Consacré aux « coulisses des évaluations internationales », le numéro 7 d’Education comparée publie un article de Marie Duru-Bellat qui invite à utiliser les données internationales pour vérifier l’efficacité de cette thèse. Si l’école joue partout le rôle de tri social, est-ce partout avec la même intensité ? se demande la sociologue. Pour elle, le lien entre inégalités scolaires et sociales en amont et entre inégalités scolaires et positions sociales en aval est postulé par Bourdieu mais pas démontré.
Elle invite à y aller voir de plus prêt en introduisant deux indicateurs nouveaux. Le premier c’est l’emprise : ce qu’apporte un diplôme en terme de gain social pour son détenteur. M Duru-Bellat peut s’appuyer sur des données de Pisa qui évaluent précisément par exemple le gain en terme de revenu pour un détenteur de diplôme supérieur par rapport à un sans diplôme ou à un bachelier. Le second indicateur est construit par M Duru-Bellat pour seulement 12 pays. Il mesure la ressemblance entre le revenu des parents et des enfants. C’est un indicateur de reproduction sociale.
Or ce que constate M Duru-Bellat c’est que les situations varient beaucoup d’un pays à l’autre. Ainsi en Allemagne, le système scolaire est très inégalitaire mais la reproduction sociale est modéré malgré une emprise des diplômes assez forte grâce au système de formation professionnelle. La société est plus juste que l’école. En Australie, au Canada ou au Danemark, l’emprise de l’école est beaucoup plus faible et la reproduction peu marquée. Au Royaume-Uni et aux Etats-Unis, il y a à la fois une forte emprise des diplômes et une forte inégalité sociale. Dans l’Europe du sud, l’école est plus égalitaire mais les inégalités sociales fortes.

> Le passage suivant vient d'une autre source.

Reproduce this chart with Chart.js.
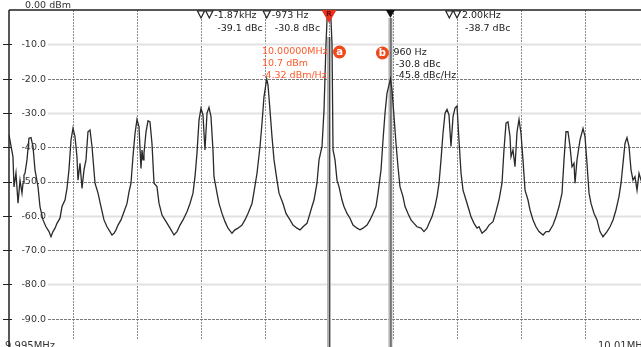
<!DOCTYPE html>
<html>
<head>
<meta charset="utf-8">
<script src="https://cdn.jsdelivr.net/npm/chart.js@4.4.1/dist/chart.umd.min.js"></script>
<style>
  html, body { margin: 0; padding: 0; background: #fff; overflow: hidden; }
  canvas { display: block; }
</style>
</head>
<body>
<canvas id="spectrum" width="650" height="356"></canvas>
<script>
// offset from the 10 MHz carrier (Hz) and trace level (dBm)
const freqOffsets = [
  -5000, -4938, -4922, -4891, -4859, -4828, -4797, -4781, -4766, -4750,
  -4719, -4688, -4656, -4625, -4594, -4547, -4516, -4469, -4422, -4375,
  -4344, -4313, -4281, -4250, -4203, -4172, -4125, -4094, -4063, -4031,
  -4000, -3969, -3938, -3922, -3891, -3859, -3828, -3797, -3766, -3734,
  -3703, -3656, -3609, -3563, -3516, -3469, -3422, -3391, -3359, -3328,
  -3297, -3250, -3203, -3156, -3125, -3094, -3063, -3031, -3000, -2969,
  -2938, -2922, -2906, -2891, -2859, -2828, -2797, -2766, -2734, -2688,
  -2656, -2609, -2563, -2484, -2422, -2375, -2328, -2281, -2219, -2172,
  -2125, -2094, -2063, -2031, -2000, -1969, -1938, -1906, -1875, -1844,
  -1813, -1797, -1750, -1719, -1672, -1625, -1578, -1516, -1469, -1422,
  -1359, -1313, -1266, -1203, -1172, -1125, -1078, -1047, -1016, -973,
  -953, -922, -891, -859, -813, -781, -719, -672, -609, -563,
  -500, -453, -406, -344, -313, -266, -234, -188, -156, -109,
  -78, -47, 0, 47, 63, 94, 125, 156, 203, 234,
  281, 328, 375, 438, 484, 531, 594, 641, 688, 734,
  766, 813, 844, 875, 906, 960, 984, 1016, 1047, 1078,
  1109, 1156, 1188, 1234, 1281, 1328, 1375, 1438, 1484, 1531,
  1563, 1609, 1656, 1688, 1719, 1750, 1781, 1813, 1844, 1875,
  1906, 1938, 1969, 2000, 2031, 2063, 2094, 2141, 2188, 2219,
  2266, 2313, 2344, 2391, 2453, 2500, 2563, 2609, 2656, 2703,
  2734, 2766, 2797, 2828, 2844, 2875, 2906, 2938, 2969, 3000,
  3031, 3063, 3109, 3141, 3188, 3234, 3281, 3344, 3391, 3438,
  3500, 3547, 3594, 3641, 3672, 3703, 3734, 3766, 3797, 3828,
  3844, 3875, 3922, 3969, 4000, 4031, 4063, 4094, 4141, 4188,
  4234, 4281, 4344, 4391, 4438, 4484, 4531, 4563, 4594, 4625,
  4656, 4688, 4719, 4750, 4781, 4813, 4844, 4875, 4938, 5000
];
const levels = [
  -36.4, -42.8, -51.6, -47.5, -56.3, -49.6, -53.4, -50.5, -48.1, -47.6,
  -43.7, -37.4, -37.2, -39.8, -46.6, -51.5, -57.3, -61.2, -63.2, -64.6,
  -66.1, -64.6, -63.6, -62.2, -60.7, -57.3, -55.4, -52.0, -46.6, -37.9,
  -34.5, -36.9, -42.8, -49.6, -44.7, -52.0, -46.6, -43.7, -35.5, -35.0,
  -39.8, -50.5, -53.4, -57.3, -61.2, -63.2, -64.6, -65.6, -65.1, -64.1,
  -62.7, -61.2, -58.8, -56.4, -53.0, -50.5, -42.8, -36.0, -31.9, -34.0,
  -46.2, -40.8, -43.7, -41.8, -35.5, -32.3, -32.6, -38.9, -50.5, -51.5,
  -56.4, -59.8, -61.2, -63.6, -65.6, -64.6, -62.7, -61.2, -58.8, -56.4,
  -53.4, -48.6, -41.8, -32.1, -28.7, -30.6, -40.8, -30.1, -28.4, -31.1,
  -40.8, -48.6, -53.4, -56.4, -59.3, -61.7, -63.6, -65.1, -64.1, -63.6,
  -62.7, -61.2, -59.3, -56.4, -53.0, -47.6, -39.8, -33.0, -25.3, -20.1,
  -21.9, -29.2, -36.9, -43.7, -49.6, -53.4, -56.4, -59.3, -61.2, -62.7,
  -63.6, -64.1, -63.2, -62.2, -60.3, -57.3, -55.4, -50.5, -43.7, -39.8,
  -29.2, -10.0, 10.7, -10.0, -40.8, -43.7, -49.6, -51.5, -55.4, -57.3,
  -59.3, -60.7, -62.7, -63.6, -64.1, -63.6, -62.7, -61.2, -59.3, -57.3,
  -53.4, -46.6, -37.9, -30.1, -24.3, -20.1, -23.3, -31.1, -38.9, -45.7,
  -51.5, -54.4, -57.3, -59.3, -61.2, -62.2, -63.2, -63.6, -64.6, -63.6,
  -62.2, -60.3, -57.3, -54.4, -50.5, -43.7, -36.0, -30.1, -29.0, -30.6,
  -39.8, -31.1, -28.6, -28.0, -37.9, -47.6, -52.5, -55.4, -58.3, -60.3,
  -62.2, -63.6, -63.2, -65.1, -64.1, -62.7, -61.7, -58.8, -55.4, -50.5,
  -40.8, -33.0, -32.6, -36.9, -42.8, -40.8, -45.7, -35.5, -31.9, -36.0,
  -43.7, -52.5, -55.4, -58.3, -61.2, -63.2, -64.6, -65.6, -64.6, -64.6,
  -62.7, -60.3, -57.3, -53.4, -43.7, -35.5, -35.5, -39.8, -45.7, -44.7,
  -50.5, -43.7, -37.9, -34.5, -36.9, -44.7, -53.4, -56.4, -59.3, -61.2,
  -64.6, -66.1, -64.6, -63.2, -61.2, -58.3, -54.4, -50.5, -44.7, -38.9,
  -37.2, -39.8, -46.6, -49.6, -48.6, -52.5, -47.6, -49.6, -53.0, -50.0
];

const levelTicks = [-10, -20, -30, -40, -50, -60, -70, -80, -90];
const refLevelLabel = '0.00 dBm';
const startLabel = '9.995MHz';
const stopLabel = '10.01MHz';

// delta markers (hollow triangles along the top)
const deltaFreqs = [-2000, -1870, -973, 1880, 2000];
const deltaLines = [
  [],
  ['-1.87kHz', '-39.1 dBc'],
  ['-973 Hz', '-30.8 dBc'],
  [],
  ['2.00kHz', '-38.7 dBc']
];

// reference marker (a) on the carrier, normal marker (b) on the sideband
const refMarkerFreq = 0;
const refMarkerLines = ['10.00000MHz', '10.7 dBm', '-4.32 dBm/Hz'];
const sideMarkerFreq = 960;
const sideMarkerLines = ['960 Hz', '-30.8 dBc', '-45.8 dBc/Hz'];

const FONT = '"DejaVu Sans", Verdana, sans-serif';
const ORANGE = '#ff5a2a';

function markerBand(ctx, x, top, bottom) {
  ctx.fillStyle = '#b4b4b4';
  ctx.fillRect(x - 2, top, 4, bottom - top);
  ctx.strokeStyle = '#444';
  ctx.lineWidth = 1;
  ctx.beginPath();
  ctx.moveTo(x + 0.5, top);
  ctx.lineTo(x + 0.5, bottom);
  ctx.stroke();
}

function badge(ctx, x, y, letter) {
  ctx.fillStyle = '#f04a1c';
  ctx.beginPath();
  ctx.arc(x, y, 6.5, 0, Math.PI * 2);
  ctx.fill();
  ctx.fillStyle = '#fff';
  ctx.font = 'bold 10px ' + FONT;
  ctx.textAlign = 'center';
  ctx.textBaseline = 'middle';
  ctx.fillText(letter, x, y + 0.5);
}

const analyzerDecor = {
  id: 'analyzerDecor',
  beforeDatasetsDraw(chart) {
    const ctx = chart.ctx;
    const area = chart.chartArea;
    const xs = chart.scales.x;
    const ys = chart.scales.y;

    ctx.save();
    // vertical divisions, 1 kHz apart
    ctx.strokeStyle = '#8a8a8a';
    ctx.lineWidth = 1;
    ctx.setLineDash([2, 1]);
    for (let f = -4000; f <= 4000; f += 1000) {
      const x = Math.round(xs.getPixelForValue(f)) + 0.5;
      ctx.beginPath();
      ctx.moveTo(x, area.top);
      ctx.lineTo(x, 339);
      ctx.stroke();
    }

    // horizontal divisions, alternating weights as rendered by the analyzer
    const dark = [-20, -40, -50, -70, -90];
    levelTicks.forEach(v => {
      const y = Math.round(ys.getPixelForValue(v)) + 0.5;
      if (dark.includes(v)) {
        ctx.strokeStyle = '#7a7a7a';
        ctx.lineWidth = 1;
        ctx.setLineDash([3, 1]);
      } else {
        ctx.strokeStyle = '#e2e2e2';
        ctx.lineWidth = 2;
        ctx.setLineDash([]);
      }
      ctx.beginPath();
      ctx.moveTo(area.left + 39, y);
      ctx.lineTo(area.right, y);
      ctx.stroke();
    });
    ctx.setLineDash([]);

    // marker lines
    markerBand(ctx, xs.getPixelForValue(refMarkerFreq), area.top + 27, area.bottom);
    markerBand(ctx, xs.getPixelForValue(sideMarkerFreq), area.top + 8, area.bottom);

    // level labels
    ctx.fillStyle = '#333';
    ctx.font = '9.5px ' + FONT;
    ctx.textAlign = 'right';
    ctx.textBaseline = 'middle';
    levelTicks.forEach(v => {
      ctx.fillText(v.toFixed(1), area.left + 37, ys.getPixelForValue(v) + 0.5);
    });
    ctx.textAlign = 'left';
    ctx.fillText(refLevelLabel, area.left + 16, area.top - 4);

    // span labels
    ctx.font = '10px ' + FONT;
    ctx.textBaseline = 'top';
    ctx.fillText(startLabel, 5, 341);
    ctx.fillText(stopLabel, 598, 341);
    ctx.restore();
  },
  afterDatasetsDraw(chart) {
    const ctx = chart.ctx;
    const area = chart.chartArea;
    const xs = chart.scales.x;
    const ys = chart.scales.y;
    const top = area.top;

    ctx.save();
    // frame: top edge and left axis with small level ticks
    ctx.strokeStyle = '#222';
    ctx.lineWidth = 1.5;
    ctx.beginPath();
    ctx.moveTo(area.left, top);
    ctx.lineTo(area.right, top);
    ctx.moveTo(area.left, top);
    ctx.lineTo(area.left, area.bottom);
    ctx.stroke();
    ctx.lineWidth = 1;
    levelTicks.forEach(v => {
      const y = Math.round(ys.getPixelForValue(v)) + 0.5;
      ctx.beginPath();
      ctx.moveTo(area.left - 6, y);
      ctx.lineTo(area.left + 3, y);
      ctx.stroke();
    });

    // delta markers
    ctx.font = '9.5px ' + FONT;
    ctx.textAlign = 'left';
    ctx.textBaseline = 'middle';
    deltaFreqs.forEach((f, i) => {
      const x = xs.getPixelForValue(f);
      ctx.fillStyle = '#fff';
      ctx.strokeStyle = '#222';
      ctx.lineWidth = 1.2;
      ctx.beginPath();
      ctx.moveTo(x - 3.5, top + 1);
      ctx.lineTo(x + 3.5, top + 1);
      ctx.lineTo(x, top + 8);
      ctx.closePath();
      ctx.fill();
      ctx.stroke();
      ctx.fillStyle = '#222';
      deltaLines[i].forEach((t, k) => {
        ctx.fillText(t, x + 5 + k * 3, top + 6 + k * 13);
      });
    });

    // reference marker
    const xa = xs.getPixelForValue(refMarkerFreq);
    ctx.fillStyle = '#e8321c';
    ctx.beginPath();
    ctx.moveTo(xa - 7.5, top);
    ctx.lineTo(xa + 7.5, top);
    ctx.lineTo(xa, top + 13);
    ctx.closePath();
    ctx.fill();
    ctx.fillStyle = '#6a0a00';
    ctx.font = 'bold 7px ' + FONT;
    ctx.textAlign = 'center';
    ctx.fillText('R', xa, top + 4);

    // normal marker
    const xb = xs.getPixelForValue(sideMarkerFreq);
    ctx.fillStyle = '#111';
    ctx.beginPath();
    ctx.moveTo(xb - 4.5, top);
    ctx.lineTo(xb + 4.5, top);
    ctx.lineTo(xb, top + 8);
    ctx.closePath();
    ctx.fill();

    // marker readouts
    ctx.font = '9.5px ' + FONT;
    ctx.textAlign = 'left';
    ctx.fillStyle = ORANGE;
    refMarkerLines.forEach((t, k) => ctx.fillText(t, xa - 67, top + 42 + k * 12));
    ctx.fillStyle = '#222';
    sideMarkerLines.forEach((t, k) => ctx.fillText(t, xb + 3 + (k ? 2 : 0), top + 43 + k * 11.5));
    badge(ctx, xa + 10.5, top + 42, 'a');
    badge(ctx, xb - 8, top + 43, 'b');
    ctx.restore();
  }
};

new Chart(document.getElementById('spectrum'), {
  type: 'line',
  data: {
    datasets: [{
      data: freqOffsets.map((f, i) => ({ x: f, y: levels[i] })),
      borderColor: '#2a2a2a',
      borderWidth: 1.3,
      pointRadius: 0,
      tension: 0,
      fill: false
    }]
  },
  options: {
    responsive: false,
    animation: false,
    layout: { padding: { left: 9, top: 10, right: 1, bottom: 3 } },
    plugins: { legend: { display: false }, tooltip: { enabled: false } },
    scales: {
      x: { type: 'linear', min: -5000, max: 5000, display: false },
      y: { min: -100, max: 0, display: false }
    }
  },
  plugins: [analyzerDecor]
});
</script>
</body>
</html>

Pour Marie Duru-Bellat, « l’école n’est donc pas l’agent hégémonique et total de la reproduction et on ne peut comprendre celle-ci en se cantonnant au monde scolaire. De fait la reproduction sociale dépend plus de l’emprise scolaire que des inégalités scolaires ».
François Jarraud
Des coulisses des évaluations internationales à leur influence, Education comparée, vol 7, 2012.